Former world No.1 Simona Halep has questioned the fairness of her anti-doping hearing after being suspended from the sport for four years. 


The two-time Grand Slam champion is suspended from tour events until 2026 after an independent tribunal concluded that the Romanian broke rules set out in Tennis’ anti-doping program. In a 126-page report by the International Tennis Integrity Agency (ITIA), investigators accepted that the collagen supplement taken by Halep – called Keto MCT – was contaminated with Roxadustat “on the balance of probability.” However, they stated that there must have been another source of Roxadustat based on the level detected in her sample taken during the 2022 US Open. 

Furthermore, three experts in the area said they have ‘a high degree of confidence‘ that there was not an ‘innocent explanation’ for the abnormalities detected in Halep’s Athlete’s Biological Passport (ABP). They reported that ‘likely doping’ occurred based on an analysis of 51 valid samples of Halep’s blood and rejected her explanation for the irregularity. The tennis star cited blood loss during surgery and spells when she was inactive as her defence. 
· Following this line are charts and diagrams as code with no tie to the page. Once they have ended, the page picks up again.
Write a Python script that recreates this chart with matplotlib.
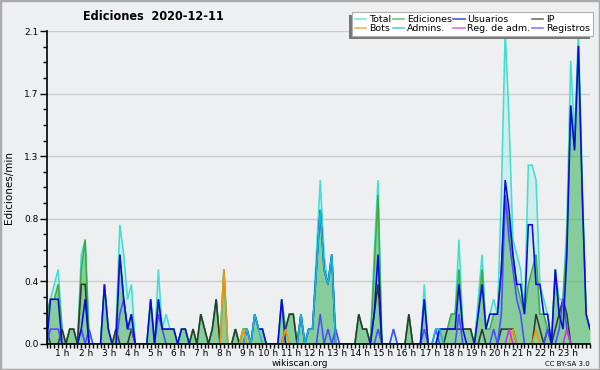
import numpy as np
import matplotlib
matplotlib.use("Agg")
import matplotlib.pyplot as plt
from matplotlib.lines import Line2D
from matplotlib.patches import Rectangle
from matplotlib.ticker import FixedLocator

# edits per 10-minute slot, starting at 00:00 (two hours per row)
total = [2, 3, 4, 5, 1, 0, 1, 1, 0, 6, 7, 1,
         0, 0, 0, 4, 1, 0, 1, 8, 6, 3, 4, 0,
         0, 0, 0, 3, 0, 5, 1, 2, 1, 1, 0, 1,
         1, 0, 1, 0, 2, 1, 0, 1, 3, 0, 5, 0,
         0, 1, 0, 1, 1, 0, 2, 1, 1, 0, 0, 0,
         0, 3, 1, 2, 2, 0, 2, 0, 1, 1, 6, 11,
         6, 4, 6, 1, 0, 0, 0, 0, 0, 2, 1, 1,
         0, 6, 11, 0, 0, 0, 1, 0, 0, 0, 2, 0,
         0, 0, 4, 0, 0, 1, 1, 1, 1, 2, 2, 7,
         1, 1, 1, 0, 3, 6, 1, 2, 3, 2, 10, 21,
         15, 7, 6, 5, 2, 12, 12, 11, 4, 3, 2, 0,
         5, 3, 3, 8, 19, 14, 21, 11, 2, 1]
ediciones = [2, 3, 3, 4, 1, 0, 1, 1, 0, 5, 7, 0,
             0, 0, 0, 4, 1, 0, 1, 6, 3, 1, 2, 0,
             0, 0, 0, 3, 0, 3, 1, 1, 1, 1, 0, 1,
             1, 0, 1, 0, 2, 1, 0, 1, 3, 0, 5, 0,
             0, 1, 0, 1, 1, 0, 2, 1, 1, 0, 0, 0,
             0, 3, 1, 2, 2, 0, 2, 0, 1, 1, 5, 9,
             5, 4, 6, 0, 0, 0, 0, 0, 0, 2, 1, 1,
             0, 5, 10, 0, 0, 0, 0, 0, 0, 0, 2, 0,
             0, 0, 3, 0, 0, 0, 1, 1, 1, 2, 2, 5,
             1, 1, 1, 0, 2, 5, 1, 1, 2, 2, 5, 10,
             8, 6, 4, 3, 2, 4, 5, 6, 2, 2, 1, 0,
             5, 2, 3, 7, 16, 13, 20, 10, 2, 1]
usuarios = [0, 3, 3, 3, 0, 0, 0, 0, 0, 1, 3, 0,
            0, 0, 0, 4, 1, 0, 0, 6, 3, 1, 2, 0,
            0, 0, 0, 3, 0, 3, 1, 1, 1, 1, 0, 1,
            1, 0, 0, 0, 0, 0, 0, 0, 0, 0, 0, 0,
            0, 0, 0, 0, 1, 0, 2, 1, 1, 0, 0, 0,
            0, 3, 0, 0, 0, 0, 2, 0, 1, 1, 5, 9,
            5, 4, 6, 0, 0, 0, 0, 0, 0, 0, 0, 0,
            0, 2, 6, 0, 0, 0, 0, 0, 0, 0, 0, 0,
            0, 0, 3, 0, 0, 0, 1, 1, 1, 1, 1, 4,
            1, 0, 0, 0, 2, 4, 1, 2, 2, 2, 5, 11,
            9, 6, 4, 4, 2, 8, 8, 4, 4, 2, 2, 0,
            5, 2, 1, 6, 16, 13, 20, 10, 2, 1]
ip = [1, 0, 0, 0, 1, 0, 1, 1, 0, 4, 4, 0,
      0, 0, 0, 0, 0, 0, 1, 0, 0, 0, 1, 0,
      0, 0, 0, 0, 0, 0, 0, 0, 0, 0, 0, 0,
      0, 0, 1, 0, 2, 1, 0, 1, 3, 0, 0, 0,
      0, 1, 0, 0, 0, 0, 0, 0, 0, 0, 0, 0,
      0, 0, 1, 2, 2, 0, 0, 0, 0, 0, 0, 0,
      0, 0, 0, 0, 0, 0, 0, 0, 0, 2, 1, 1,
      0, 2, 4, 0, 0, 0, 0, 0, 0, 0, 2, 0,
      0, 0, 0, 0, 0, 0, 0, 0, 1, 1, 1, 1,
      1, 1, 1, 0, 0, 1, 0, 0, 0, 0, 1, 1,
      1, 1, 0, 0, 0, 0, 0, 2, 1, 0, 1, 0,
      1, 2, 3, 2, 0, 0, 0, 0, 0, 0]
bots = [0] * 46 + [5, 0, 0, 0, 0, 1] + [0] * 10 + [1] + [0] * 58 + [1] + [0] * 5 + [1] + [0] * 14
admins = ([0] * 52 + [1, 0, 2, 1] + [0] * 10 + [2, 0, 1, 1, 5, 9, 5, 4, 6]
          + [0] * 26 + [1, 1] + [0] * 39)
reg_adm = [0] * 120 + [1] + [0] * 14 + [1] + [0] * 6
registros = [0, 1, 1, 1, 0, 0, 0, 0, 0, 1, 0, 1,
             0, 0, 0, 0, 0, 0, 0, 2, 3, 1, 1, 0,
             0, 0, 0, 0, 0, 2, 1, 0, 0, 0, 0, 0,
             0, 0, 0, 0, 0, 0, 0, 0, 0, 0, 0, 0,
             0, 0, 0, 0, 0, 0, 0, 0, 0, 0, 0, 0,
             0, 0, 0, 0, 0, 0, 0, 0, 0, 0, 0, 2,
             0, 1, 0, 1, 0, 0, 0, 0, 0, 0, 0, 0,
             0, 0, 1, 0, 0, 0, 1, 0, 0, 0, 0, 0,
             0, 0, 1, 0, 0, 1, 0, 0, 0, 0, 0, 2,
             0, 0, 0, 0, 0, 0, 0, 0, 1, 0, 2, 10,
             7, 5, 3, 2, 0, 0, 0, 0, 0, 0, 1, 0,
             0, 1, 3, 1, 0, 0, 0, 0, 0, 0]

hours = list(range(1, 24))
hour_labels = [f"{h} h" for h in hours]
y_ticks = [0.0, 0.42, 0.84, 1.26, 1.68, 2.1]
y_labels = ["0.0", "0.4", "0.8", "1.3", "1.7", "2.1"]

BG = "#eeeff1"
series = [
    ("Total", total, "#40e0d0"),
    ("Ediciones", ediciones, "#3aad45"),
    ("IP", ip, "#2f3b30"),
    ("Registros", registros, "#4b4bff"),
    ("Usuarios", usuarios, "#0a0ae0"),
    ("Admins.", admins, "#1eb4dc"),
    ("Bots", bots, "#f0960f"),
    ("Reg. de adm.", reg_adm, "#cc33dd"),
]

x = np.arange(len(total)) / 6.0  # hours

fig = plt.figure(figsize=(6, 3.7), dpi=100, facecolor=BG)
ax = fig.add_axes([0.0777, 0.0703, 0.9056, 0.8459], facecolor=BG)

per_min = {name: np.array(vals) / 10.0 for name, vals, _ in series}
ax.fill_between(x, 0, per_min["Total"], color="#40e0d0", alpha=0.16, lw=0)
ax.fill_between(x, 0, per_min["Ediciones"], color="#3cb04c", alpha=0.5, lw=0)
for name, vals, col in series:
    ax.plot(x, per_min[name], color=col, lw=1.15, solid_joinstyle="miter")

ax.set_xlim(0, 23.5)
ax.set_ylim(0, 2.1)
ax.yaxis.set_major_locator(FixedLocator(y_ticks))
ax.yaxis.set_minor_locator(FixedLocator(np.arange(0, 2.11, 0.105)))
ax.set_yticklabels(y_labels)
ax.xaxis.set_major_locator(FixedLocator(hours))
ax.xaxis.set_minor_locator(FixedLocator(np.arange(0, 23.51, 1 / 6)))
ax.set_xticklabels(hour_labels)
for lab in ax.get_xticklabels():
    lab.set_ha("right")

ax.grid(axis="y", color="#cccccc", lw=1)
ax.set_axisbelow(True)
for s in ("top", "right"):
    ax.spines[s].set_visible(False)
for s in ("left", "bottom"):
    ax.spines[s].set_color("black")
    ax.spines[s].set_linewidth(1.2)
    ax.spines[s].set_zorder(3)
ax.tick_params(axis="y", which="major", length=5, width=1, labelsize=6.5, pad=1)
ax.tick_params(axis="y", which="minor", length=3, width=1)
ax.tick_params(axis="x", which="both", length=3, width=1, labelsize=6.5, pad=0.5)

fig.text(153 / 600, 1 - 17 / 370, "Ediciones  2020-12-11", ha="center", va="center",
         fontsize=9, fontweight="bold", fontstretch="condensed")
fig.text(9 / 600, 1 - 188 / 370, "Ediciones/min", rotation=90, ha="center", va="center",
         fontsize=7.5)
fig.text(0.5, 1 - 363.5 / 370, "wikiscan.org", ha="center", va="center", fontsize=6.5)
fig.text(590 / 600, 1 - 363.5 / 370, "CC BY-SA 3.0", ha="right", va="center", fontsize=5)

# legend, column-major order
colors = {name: col for name, _, col in series}
order = ["Total", "Bots", "Ediciones", "Admins.", "Usuarios", "Reg. de adm.", "IP", "Registros"]
handles = [Line2D([], [], color=colors[n], lw=1.2, alpha=0.7) for n in order]
leg = fig.legend(handles, order, ncol=4, loc="upper right",
                 bbox_to_anchor=(593 / 600, 1 - 12 / 370), fontsize=6.8,
                 frameon=True, fancybox=False, edgecolor="#b0b0b0", facecolor="white",
                 framealpha=1, handlelength=1.2, handletextpad=0.3, columnspacing=0.15,
                 labelspacing=0.05, borderpad=0.3, borderaxespad=0)
leg.get_frame().set_linewidth(0.8)

fig.canvas.draw()
bb = leg.get_window_extent()
W, H = fig.bbox.width, fig.bbox.height
fig.add_artist(Rectangle(((bb.x0 - 3) / W, (bb.y0 - 3) / H), bb.width / W, bb.height / H,
                         transform=fig.transFigure, facecolor="#777777", edgecolor="none",
                         zorder=4))
leg.set_zorder(5)

fig.add_artist(Rectangle((0, 0), 1, 1, transform=fig.transFigure, fill=False,
                         edgecolor="#aaaaaa", lw=2.5, zorder=10))

fig.savefig("out.png", dpi=100, facecolor=BG)
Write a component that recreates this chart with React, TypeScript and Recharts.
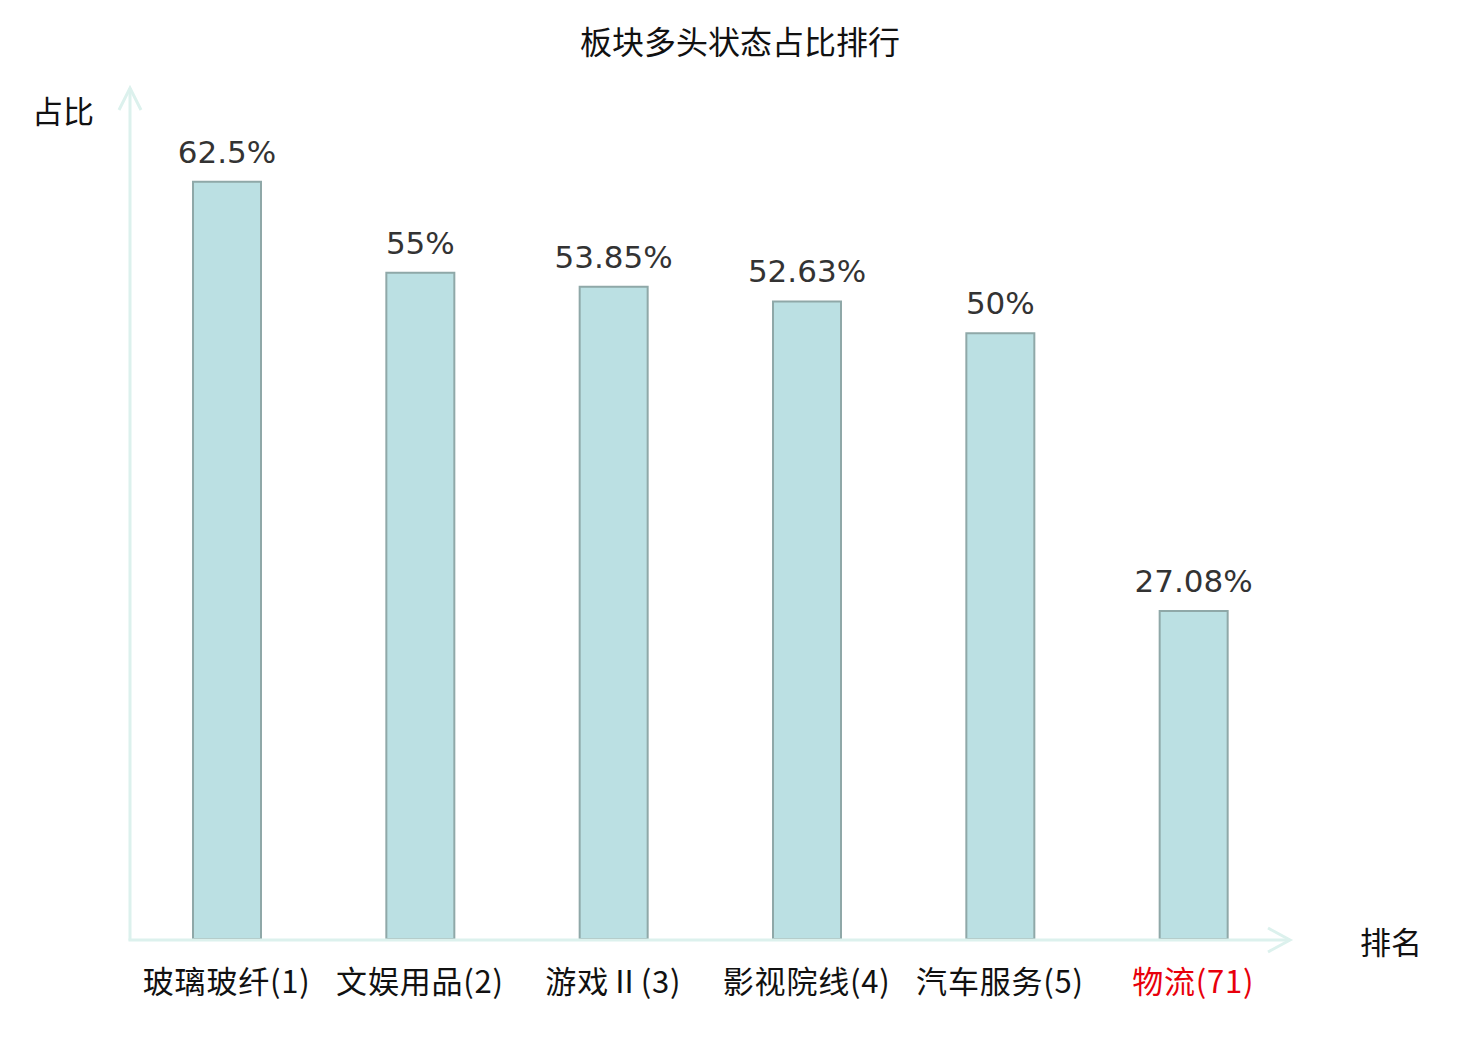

Despite the comprehensive ruling, Halep has insisted that she is innocent and never intentionally took any banned substances. During an interview with Front Office Sports on Monday, the 31-year-old claimed that the ITIA’s four-year ban handed to her was based on ‘scenarios’ instead of any proof. 

“I was confident after the hearing because there were so many things that made no sense and that are not fair,” she said.
“When I received the decision, I was in complete shock. I could not believe that they suspended me for four years when we found the contamination and my blood was totally normal. They didn’t find anything bad in my blood. It’s crazy that they made this decision with everything [her legal team presented]. They judged me on scenarios. There is no proof. It’s just insane.”

The ITIA originally requested a six-year ban for Halep due to what they described as ‘repetitive and sophisticated’ doping practices. She is accused of using blood doping to improve her performance during Wimbledon and the US Open last year. However, the report found it was not ‘completely satisfied’ that Halep has been doping since March 2022 despite there being ‘strong grounds for suspicion.’

As for the substance Roxadustat, Halep says she would have never deliberately taken the drug as it would ‘work against her.’ She says that the drug would have worsened a thyroid issue which she has been dealing with for several years. Front Office Sports referred to a European Medicines Agency study which finds a possible link between the drug and decreased thyroid function. 

“There was no point for me to take this,” Halep said. “It’d work against me. It wouldn’t help me.”

The study couldn’t establish how common this side effect is due to the amount of data available at the time. 

In the wake of Halep’s ban, some have publicly expressed their views on the matter. One of the most notable to do so was Serena Williams who wrote on social media ‘8 is a better number” in a jibe at her former opponent. The reference was to the 2019 Wimbledon final when seven-time champion Williams lost in straight sets to Halep. 

“I think everyone has the right to judge me because the tribunal decided that I have the fault here,” Halep commented. “Someone told me today that those players who are hating on me because I beat them.”

Halep is set to appeal against her ban to the Court of Arbitration for Sport (CAS).